Taking Light to the Dark Side
The National Association of Evangelicals took a daring plunge into world issues by inviting U.N. Secretary Ban Ki-moon to their recently-held "Global Leaders Forum."
The event, which the NAE hosted together with Micah Challenge USA, drew hundreds of evangelicals from around the world in an effort to awaken their commitment to public life – particularly to help the world's poor and hungry.
Many of the gathering's attendants and observers were encouraged by the NAE's growing involvement in matters such as poverty, hunger, and HIV/AIDS.
Some, however, expressed concerns and uneasiness over the invitation of the head of a secular institution viewed negatively by two-thirds of evangelicals and the NAE's noticeable drift towards issues more traditionally addressed by left-wing Christian groups such as the National Council of Churches.
Is the NAE leaning too far into "the dark side?" some may ask.
While certainly the great commission given to believers specifically entails reaching, discipling, baptizing, and teaching people of all nations, God's call to His people is obviously not limited to these alone. There are many social ills in the nation and the world, for example, that Christians in America cannot simply ignore or avoid engaging in.

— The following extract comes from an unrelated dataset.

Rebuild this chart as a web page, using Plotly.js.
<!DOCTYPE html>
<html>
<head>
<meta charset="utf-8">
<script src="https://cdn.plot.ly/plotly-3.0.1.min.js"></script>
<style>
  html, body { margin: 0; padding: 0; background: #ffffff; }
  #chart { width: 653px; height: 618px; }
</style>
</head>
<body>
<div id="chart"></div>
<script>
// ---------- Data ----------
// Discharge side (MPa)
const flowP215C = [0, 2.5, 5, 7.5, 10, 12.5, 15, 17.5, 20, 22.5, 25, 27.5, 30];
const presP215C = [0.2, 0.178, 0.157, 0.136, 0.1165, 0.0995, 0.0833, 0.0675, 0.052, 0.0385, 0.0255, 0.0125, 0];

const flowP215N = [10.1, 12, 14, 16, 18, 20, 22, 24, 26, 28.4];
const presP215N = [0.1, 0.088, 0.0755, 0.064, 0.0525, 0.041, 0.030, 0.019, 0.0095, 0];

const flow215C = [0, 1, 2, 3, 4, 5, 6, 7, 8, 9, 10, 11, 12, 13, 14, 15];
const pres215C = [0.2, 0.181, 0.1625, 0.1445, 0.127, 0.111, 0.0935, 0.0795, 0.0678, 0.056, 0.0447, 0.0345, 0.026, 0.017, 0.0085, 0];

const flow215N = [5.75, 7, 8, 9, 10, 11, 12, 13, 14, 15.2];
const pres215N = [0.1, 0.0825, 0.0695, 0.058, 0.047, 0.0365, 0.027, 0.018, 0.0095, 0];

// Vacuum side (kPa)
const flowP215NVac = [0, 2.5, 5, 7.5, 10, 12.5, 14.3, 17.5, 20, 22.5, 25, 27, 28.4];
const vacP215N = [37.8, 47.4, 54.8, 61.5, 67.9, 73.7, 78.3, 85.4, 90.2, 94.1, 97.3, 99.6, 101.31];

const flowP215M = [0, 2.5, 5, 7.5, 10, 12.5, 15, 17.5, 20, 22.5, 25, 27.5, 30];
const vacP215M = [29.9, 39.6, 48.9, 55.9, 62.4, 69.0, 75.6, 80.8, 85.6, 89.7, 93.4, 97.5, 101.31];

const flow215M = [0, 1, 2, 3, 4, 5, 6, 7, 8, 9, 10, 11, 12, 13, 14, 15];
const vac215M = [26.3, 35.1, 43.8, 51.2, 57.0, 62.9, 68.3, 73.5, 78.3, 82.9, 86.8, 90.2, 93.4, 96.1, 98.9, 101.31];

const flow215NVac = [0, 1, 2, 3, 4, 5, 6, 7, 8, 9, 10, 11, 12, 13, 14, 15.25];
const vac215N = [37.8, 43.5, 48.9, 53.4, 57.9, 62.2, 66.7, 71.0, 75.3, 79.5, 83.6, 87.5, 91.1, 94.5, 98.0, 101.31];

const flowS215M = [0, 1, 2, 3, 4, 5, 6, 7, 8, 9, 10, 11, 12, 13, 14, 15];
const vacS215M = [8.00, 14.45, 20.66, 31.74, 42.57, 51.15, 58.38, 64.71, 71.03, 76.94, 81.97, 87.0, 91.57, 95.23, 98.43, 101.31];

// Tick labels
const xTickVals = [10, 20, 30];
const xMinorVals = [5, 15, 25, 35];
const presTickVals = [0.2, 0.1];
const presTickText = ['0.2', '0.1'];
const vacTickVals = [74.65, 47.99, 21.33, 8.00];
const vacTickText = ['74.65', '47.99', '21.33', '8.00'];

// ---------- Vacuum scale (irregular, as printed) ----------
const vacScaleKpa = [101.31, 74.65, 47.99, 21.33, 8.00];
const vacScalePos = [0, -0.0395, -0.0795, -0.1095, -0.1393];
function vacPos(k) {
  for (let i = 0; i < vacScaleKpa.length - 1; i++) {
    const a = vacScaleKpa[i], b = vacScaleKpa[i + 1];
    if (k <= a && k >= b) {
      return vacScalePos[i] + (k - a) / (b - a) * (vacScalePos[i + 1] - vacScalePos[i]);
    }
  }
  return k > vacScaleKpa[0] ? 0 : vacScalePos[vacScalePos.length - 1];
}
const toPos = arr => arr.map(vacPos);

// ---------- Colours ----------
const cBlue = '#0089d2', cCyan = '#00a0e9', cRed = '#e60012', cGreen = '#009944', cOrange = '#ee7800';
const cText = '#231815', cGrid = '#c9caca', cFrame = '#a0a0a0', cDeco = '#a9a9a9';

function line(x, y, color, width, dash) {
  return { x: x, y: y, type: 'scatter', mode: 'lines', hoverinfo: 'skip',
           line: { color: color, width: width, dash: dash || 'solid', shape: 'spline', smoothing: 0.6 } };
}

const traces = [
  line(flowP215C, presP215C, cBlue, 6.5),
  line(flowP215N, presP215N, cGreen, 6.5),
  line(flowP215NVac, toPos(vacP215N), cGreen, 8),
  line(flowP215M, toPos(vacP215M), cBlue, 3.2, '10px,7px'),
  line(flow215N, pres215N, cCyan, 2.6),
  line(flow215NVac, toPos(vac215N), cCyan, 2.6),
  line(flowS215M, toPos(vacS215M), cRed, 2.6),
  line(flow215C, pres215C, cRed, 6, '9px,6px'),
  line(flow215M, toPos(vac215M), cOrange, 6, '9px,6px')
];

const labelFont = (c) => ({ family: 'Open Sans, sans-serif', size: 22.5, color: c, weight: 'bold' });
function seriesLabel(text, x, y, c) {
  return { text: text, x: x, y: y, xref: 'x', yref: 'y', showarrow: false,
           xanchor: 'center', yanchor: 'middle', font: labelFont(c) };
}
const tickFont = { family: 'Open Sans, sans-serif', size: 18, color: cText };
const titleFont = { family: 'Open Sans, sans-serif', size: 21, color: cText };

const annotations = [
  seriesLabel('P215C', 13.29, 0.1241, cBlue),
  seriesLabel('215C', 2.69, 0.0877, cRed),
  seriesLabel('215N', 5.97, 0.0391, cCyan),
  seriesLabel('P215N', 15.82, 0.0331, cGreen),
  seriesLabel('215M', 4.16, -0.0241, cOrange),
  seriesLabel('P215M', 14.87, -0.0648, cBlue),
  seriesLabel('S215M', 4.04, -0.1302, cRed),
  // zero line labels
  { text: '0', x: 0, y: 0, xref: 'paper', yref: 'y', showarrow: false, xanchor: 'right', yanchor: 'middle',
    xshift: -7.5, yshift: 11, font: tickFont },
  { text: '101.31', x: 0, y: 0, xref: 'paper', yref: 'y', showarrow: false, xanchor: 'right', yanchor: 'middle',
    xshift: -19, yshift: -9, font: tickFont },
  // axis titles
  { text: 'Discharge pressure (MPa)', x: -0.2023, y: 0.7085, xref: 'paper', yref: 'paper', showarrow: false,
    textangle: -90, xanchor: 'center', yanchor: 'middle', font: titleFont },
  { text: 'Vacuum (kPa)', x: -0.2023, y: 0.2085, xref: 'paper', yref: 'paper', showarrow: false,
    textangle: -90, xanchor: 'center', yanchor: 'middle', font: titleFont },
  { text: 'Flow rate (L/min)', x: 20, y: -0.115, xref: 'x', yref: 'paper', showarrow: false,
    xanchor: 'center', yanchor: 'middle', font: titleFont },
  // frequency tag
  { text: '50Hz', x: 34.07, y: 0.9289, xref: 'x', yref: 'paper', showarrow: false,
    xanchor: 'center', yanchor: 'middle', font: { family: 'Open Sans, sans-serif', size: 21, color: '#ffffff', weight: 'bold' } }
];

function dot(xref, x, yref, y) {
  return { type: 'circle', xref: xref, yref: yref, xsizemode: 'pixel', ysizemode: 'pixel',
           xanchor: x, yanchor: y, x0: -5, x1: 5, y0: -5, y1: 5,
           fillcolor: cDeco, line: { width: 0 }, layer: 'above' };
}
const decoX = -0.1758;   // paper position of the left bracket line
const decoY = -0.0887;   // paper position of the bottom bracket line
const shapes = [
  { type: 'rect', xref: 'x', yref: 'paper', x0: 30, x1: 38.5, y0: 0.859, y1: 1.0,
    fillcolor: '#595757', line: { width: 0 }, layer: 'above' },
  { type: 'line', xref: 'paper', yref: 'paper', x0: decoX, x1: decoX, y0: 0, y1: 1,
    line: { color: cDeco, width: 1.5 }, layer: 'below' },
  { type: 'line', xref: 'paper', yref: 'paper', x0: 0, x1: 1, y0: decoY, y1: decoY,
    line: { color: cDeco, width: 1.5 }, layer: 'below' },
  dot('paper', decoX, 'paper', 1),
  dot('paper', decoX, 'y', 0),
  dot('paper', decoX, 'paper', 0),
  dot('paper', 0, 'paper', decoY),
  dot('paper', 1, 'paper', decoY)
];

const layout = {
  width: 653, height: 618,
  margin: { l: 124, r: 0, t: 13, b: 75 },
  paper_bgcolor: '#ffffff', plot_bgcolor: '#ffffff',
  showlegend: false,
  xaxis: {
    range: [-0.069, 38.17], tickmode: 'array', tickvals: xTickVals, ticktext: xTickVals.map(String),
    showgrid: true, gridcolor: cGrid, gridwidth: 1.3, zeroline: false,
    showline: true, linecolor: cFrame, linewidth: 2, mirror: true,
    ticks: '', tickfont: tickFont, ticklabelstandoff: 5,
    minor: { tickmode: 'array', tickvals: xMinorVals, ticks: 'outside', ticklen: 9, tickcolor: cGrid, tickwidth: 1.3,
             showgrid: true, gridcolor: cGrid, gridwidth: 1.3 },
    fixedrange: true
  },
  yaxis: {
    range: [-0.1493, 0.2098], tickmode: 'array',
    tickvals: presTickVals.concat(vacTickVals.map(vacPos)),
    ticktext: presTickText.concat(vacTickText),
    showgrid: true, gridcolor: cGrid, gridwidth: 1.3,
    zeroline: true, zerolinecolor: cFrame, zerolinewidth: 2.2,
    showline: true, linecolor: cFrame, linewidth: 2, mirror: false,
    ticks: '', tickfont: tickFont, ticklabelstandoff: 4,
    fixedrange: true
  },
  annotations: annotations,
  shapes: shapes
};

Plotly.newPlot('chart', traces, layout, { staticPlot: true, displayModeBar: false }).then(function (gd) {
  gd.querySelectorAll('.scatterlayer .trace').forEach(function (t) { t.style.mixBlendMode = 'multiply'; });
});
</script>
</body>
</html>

"Disengagement is not an option," the NAE states in the preamble of its "Evangelical Call to Civic Responsibility" – the historic document that NAE's vice president of governmental affairs, the Rev. Richard Cizik, led the 30 million-member alliance to adopt in 2004.
"Evangelical Christians in America face a historic opportunity," it begins. "We make up fully one quarter of all voters in the most powerful nation in history. Never before has God given American evangelicals such an awesome opportunity to shape public policy in ways that could contribute to the well-being of the entire world."
The challenge, of course, is how to engage with society while maintaining doctrinal and ethical integrity.
It's a challenge that groups such as the NCC have been stumbling over as a strong emphasis on "Diakonia," or service, has not been well balanced with "Kerygma," or the preaching of the Gospel. It's also a challenge that groups on the other side would rather not face as the focus of God's people, naturally, should be on heavenly matters and not earthly ones.
"Give to Caesar what is Caesar's, and to God what is God's," the latter groups might say.
However, while it is true that we are not of this world, we are in this world. Furthermore, we are Christ's ambassadors to this world.
For many evangelicals in America who have problems with social relevance, there needs to be deeper commitment to serve Christ by serving those in need of compassion and care and working to bring social change that restores, reforms and transforms.
Meanwhile, for groups like the NCC that find themselves facing an identity crisis, there needs to be greater emphasis on preaching the gospel and on the essence and spirit of the Gospel.
As the Apostle James had said, "faith without deeds is dead." Conversely, "without faith it is impossible to please God."
Both are needed.
In its "Evangelical Call," NAE acknowledged that only half of all evangelical Christians bother to vote "[a]lthough we have the privilege to help shape the actions of the world's lone superpower."
Furthermore, as New York Times bestselling author Dinesh D'Souza has noted, when Christians leave the public square, it not only leaves a void in the place from where God's people can help and protect society; it leaves behind a space that is increasingly become dominated by atheists and secularists.
And, consequently, militant members of those groups not only want to create a secular society, they want to drive Christians out, remove Christian symbolism from coins, the Pledge of Allegiance and public buildings, the noted author said recently.
The NAE also noted that "[t]he presence and role of religion in public life is attacked more fiercely now than ever, making the bias of aggressive secularism the last acceptable prejudice in America."
"Ultimately, they want to discredit Christianity as something that is incompatible with modern life and modern thought," said D'Souza, who is calling Christians back to the public square.
The call to believers to become engaged in the public arena is not a call to "blue-state Democrats, the U.N. types and misinformed evangelicals," as Cizik recalled Jerry Falwell saying.
The call is to those who have been chosen to represent God in a world where so many have yet to come to know Him.
As Jesus said, "You are the salt of the earth" and "the light of the world."
Salt must interact with the very things it seeks to change just as light is meant to go where it is dark.
In his speech, U.N. General Secretary Ban, who is Christian, quoted Isaiah 58:10 – "If you spend yourselves in behalf of the hungry, and satisfy the needs of the oppressed, then your light will rise in the darkness" – and urged the NAE to "give a voice to the voiceless."
"It is intolerable that half a million women died from complications of child birth and pregnancy and that 10 million children die each year before their fifth birthday," the U.N. head stated.
As citizens of this world and of heaven, we have the duty to take action for the sake of the world and the people that God wishes to save – whether that action is physical or spiritual or even political.
As long as the focus of evangelicals remains on the Lord and His Word, their engagement in the world and with the world will serve as a light that shines before men and garners praises for our Father in Heaven. Similarly, as long as salt does not lose its saltiness, it will not be thrown out and trampled but will change the state of that which it touches.
NAE leaders would be wise to check frequently on this as it continues plunging ahead to tackle the increasing number of problems facing the world that God so loves.